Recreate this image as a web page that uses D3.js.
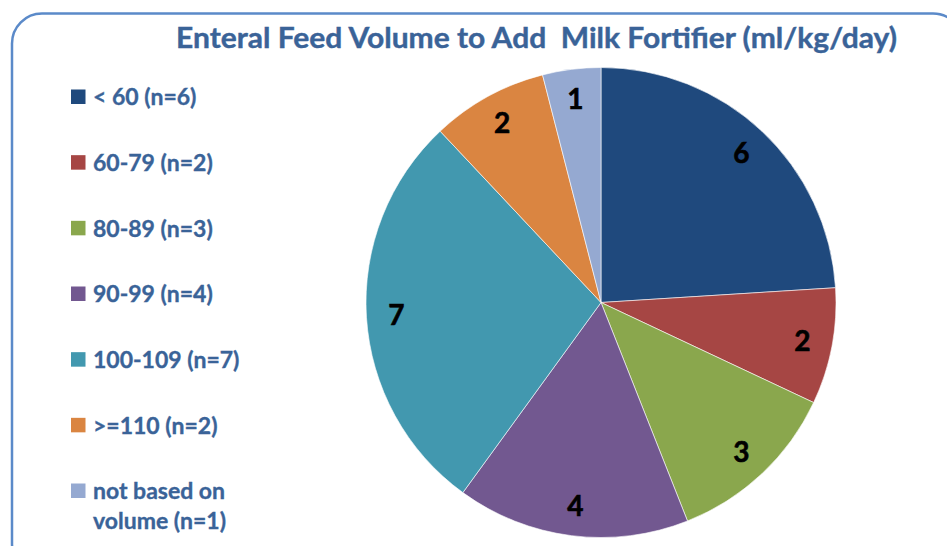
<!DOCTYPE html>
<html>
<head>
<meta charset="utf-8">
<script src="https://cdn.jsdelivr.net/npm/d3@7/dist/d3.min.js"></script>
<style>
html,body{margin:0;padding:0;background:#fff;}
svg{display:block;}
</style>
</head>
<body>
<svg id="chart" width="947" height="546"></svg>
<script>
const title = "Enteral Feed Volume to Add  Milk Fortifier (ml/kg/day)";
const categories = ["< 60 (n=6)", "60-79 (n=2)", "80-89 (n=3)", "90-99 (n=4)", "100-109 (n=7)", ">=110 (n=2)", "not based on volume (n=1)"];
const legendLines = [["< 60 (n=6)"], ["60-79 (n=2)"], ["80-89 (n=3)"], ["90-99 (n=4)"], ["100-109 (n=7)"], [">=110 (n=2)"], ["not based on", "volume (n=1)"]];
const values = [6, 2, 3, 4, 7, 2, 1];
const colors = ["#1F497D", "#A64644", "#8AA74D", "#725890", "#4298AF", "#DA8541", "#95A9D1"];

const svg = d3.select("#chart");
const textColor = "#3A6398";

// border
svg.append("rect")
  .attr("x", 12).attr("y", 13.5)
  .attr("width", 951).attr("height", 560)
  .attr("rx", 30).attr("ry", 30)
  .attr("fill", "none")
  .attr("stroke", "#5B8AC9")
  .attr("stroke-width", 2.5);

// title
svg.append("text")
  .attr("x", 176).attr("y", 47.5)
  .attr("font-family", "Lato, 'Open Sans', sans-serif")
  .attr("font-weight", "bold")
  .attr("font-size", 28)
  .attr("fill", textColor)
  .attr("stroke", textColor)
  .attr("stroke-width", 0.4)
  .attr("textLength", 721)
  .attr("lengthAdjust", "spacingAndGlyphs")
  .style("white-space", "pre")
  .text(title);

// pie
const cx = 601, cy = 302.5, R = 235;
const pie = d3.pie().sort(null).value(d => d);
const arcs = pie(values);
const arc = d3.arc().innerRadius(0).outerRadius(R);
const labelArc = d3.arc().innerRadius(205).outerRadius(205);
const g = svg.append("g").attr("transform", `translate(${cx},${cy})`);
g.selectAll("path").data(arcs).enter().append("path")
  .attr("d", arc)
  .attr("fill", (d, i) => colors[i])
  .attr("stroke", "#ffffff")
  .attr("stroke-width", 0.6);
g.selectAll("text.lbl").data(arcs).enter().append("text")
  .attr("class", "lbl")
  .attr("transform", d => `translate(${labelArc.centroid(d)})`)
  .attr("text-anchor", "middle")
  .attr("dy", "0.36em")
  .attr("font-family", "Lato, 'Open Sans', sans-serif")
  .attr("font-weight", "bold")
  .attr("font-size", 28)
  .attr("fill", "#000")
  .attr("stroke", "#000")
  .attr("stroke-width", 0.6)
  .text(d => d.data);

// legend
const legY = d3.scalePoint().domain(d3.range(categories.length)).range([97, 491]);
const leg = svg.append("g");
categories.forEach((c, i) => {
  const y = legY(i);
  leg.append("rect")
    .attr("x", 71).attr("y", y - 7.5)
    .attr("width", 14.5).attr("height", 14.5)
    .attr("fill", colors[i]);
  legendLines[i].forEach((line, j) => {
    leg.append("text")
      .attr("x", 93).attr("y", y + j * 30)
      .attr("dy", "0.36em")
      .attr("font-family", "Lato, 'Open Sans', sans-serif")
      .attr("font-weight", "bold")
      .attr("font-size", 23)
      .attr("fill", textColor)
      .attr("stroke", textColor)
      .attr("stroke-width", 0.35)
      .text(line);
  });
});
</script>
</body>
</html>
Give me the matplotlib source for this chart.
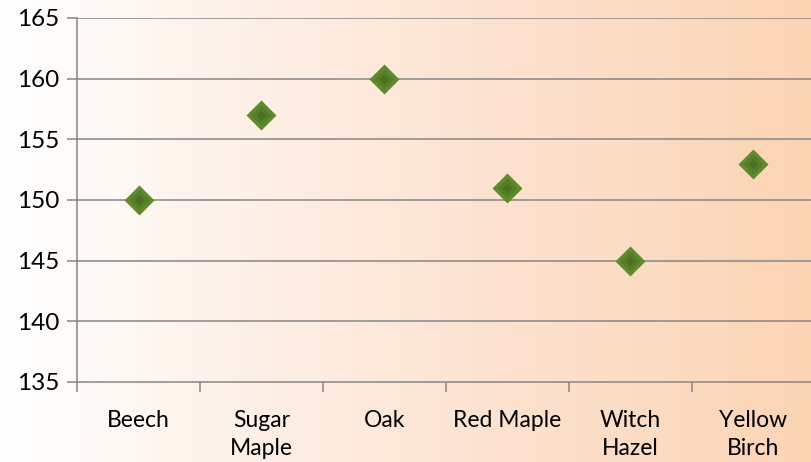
☆ ☆ ☆ ☆ ☆ ☆ ☆
▶ _Work to complete_: Copy the whole listing above word for word but do not carry over the pictures.

▶ _Reply_:
Recreate this image as a web page that uses D3.js.
<!DOCTYPE html>
<html>
<head>
<meta charset="utf-8">
<script src="https://cdn.jsdelivr.net/npm/d3@7/dist/d3.min.js"></script>
<style>
html,body{margin:0;padding:0;background:#fff;}
svg{display:block;}
</style>
</head>
<body>
<svg id="chart" width="947" height="546"></svg>
<script>
const title = "Enteral Feed Volume to Add  Milk Fortifier (ml/kg/day)";
const categories = ["< 60 (n=6)", "60-79 (n=2)", "80-89 (n=3)", "90-99 (n=4)", "100-109 (n=7)", ">=110 (n=2)", "not based on volume (n=1)"];
const legendLines = [["< 60 (n=6)"], ["60-79 (n=2)"], ["80-89 (n=3)"], ["90-99 (n=4)"], ["100-109 (n=7)"], [">=110 (n=2)"], ["not based on", "volume (n=1)"]];
const values = [6, 2, 3, 4, 7, 2, 1];
const colors = ["#1F497D", "#A64644", "#8AA74D", "#725890", "#4298AF", "#DA8541", "#95A9D1"];

const svg = d3.select("#chart");
const textColor = "#3A6398";

// border
svg.append("rect")
  .attr("x", 12).attr("y", 13.5)
  .attr("width", 951).attr("height", 560)
  .attr("rx", 30).attr("ry", 30)
  .attr("fill", "none")
  .attr("stroke", "#5B8AC9")
  .attr("stroke-width", 2.5);

// title
svg.append("text")
  .attr("x", 176).attr("y", 47.5)
  .attr("font-family", "Lato, 'Open Sans', sans-serif")
  .attr("font-weight", "bold")
  .attr("font-size", 28)
  .attr("fill", textColor)
  .attr("stroke", textColor)
  .attr("stroke-width", 0.4)
  .attr("textLength", 721)
  .attr("lengthAdjust", "spacingAndGlyphs")
  .style("white-space", "pre")
  .text(title);

// pie
const cx = 601, cy = 302.5, R = 235;
const pie = d3.pie().sort(null).value(d => d);
const arcs = pie(values);
const arc = d3.arc().innerRadius(0).outerRadius(R);
const labelArc = d3.arc().innerRadius(205).outerRadius(205);
const g = svg.append("g").attr("transform", `translate(${cx},${cy})`);
g.selectAll("path").data(arcs).enter().append("path")
  .attr("d", arc)
  .attr("fill", (d, i) => colors[i])
  .attr("stroke", "#ffffff")
  .attr("stroke-width", 0.6);
g.selectAll("text.lbl").data(arcs).enter().append("text")
  .attr("class", "lbl")
  .attr("transform", d => `translate(${labelArc.centroid(d)})`)
  .attr("text-anchor", "middle")
  .attr("dy", "0.36em")
  .attr("font-family", "Lato, 'Open Sans', sans-serif")
  .attr("font-weight", "bold")
  .attr("font-size", 28)
  .attr("fill", "#000")
  .attr("stroke", "#000")
  .attr("stroke-width", 0.6)
  .text(d => d.data);

// legend
const legY = d3.scalePoint().domain(d3.range(categories.length)).range([97, 491]);
const leg = svg.append("g");
categories.forEach((c, i) => {
  const y = legY(i);
  leg.append("rect")
    .attr("x", 71).attr("y", y - 7.5)
    .attr("width", 14.5).attr("height", 14.5)
    .attr("fill", colors[i]);
  legendLines[i].forEach((line, j) => {
    leg.append("text")
      .attr("x", 93).attr("y", y + j * 30)
      .attr("dy", "0.36em")
      .attr("font-family", "Lato, 'Open Sans', sans-serif")
      .attr("font-weight", "bold")
      .attr("font-size", 23)
      .attr("fill", textColor)
      .attr("stroke", textColor)
      .attr("stroke-width", 0.35)
      .text(line);
  });
});
</script>
</body>
</html>
Give me the matplotlib source for this chart.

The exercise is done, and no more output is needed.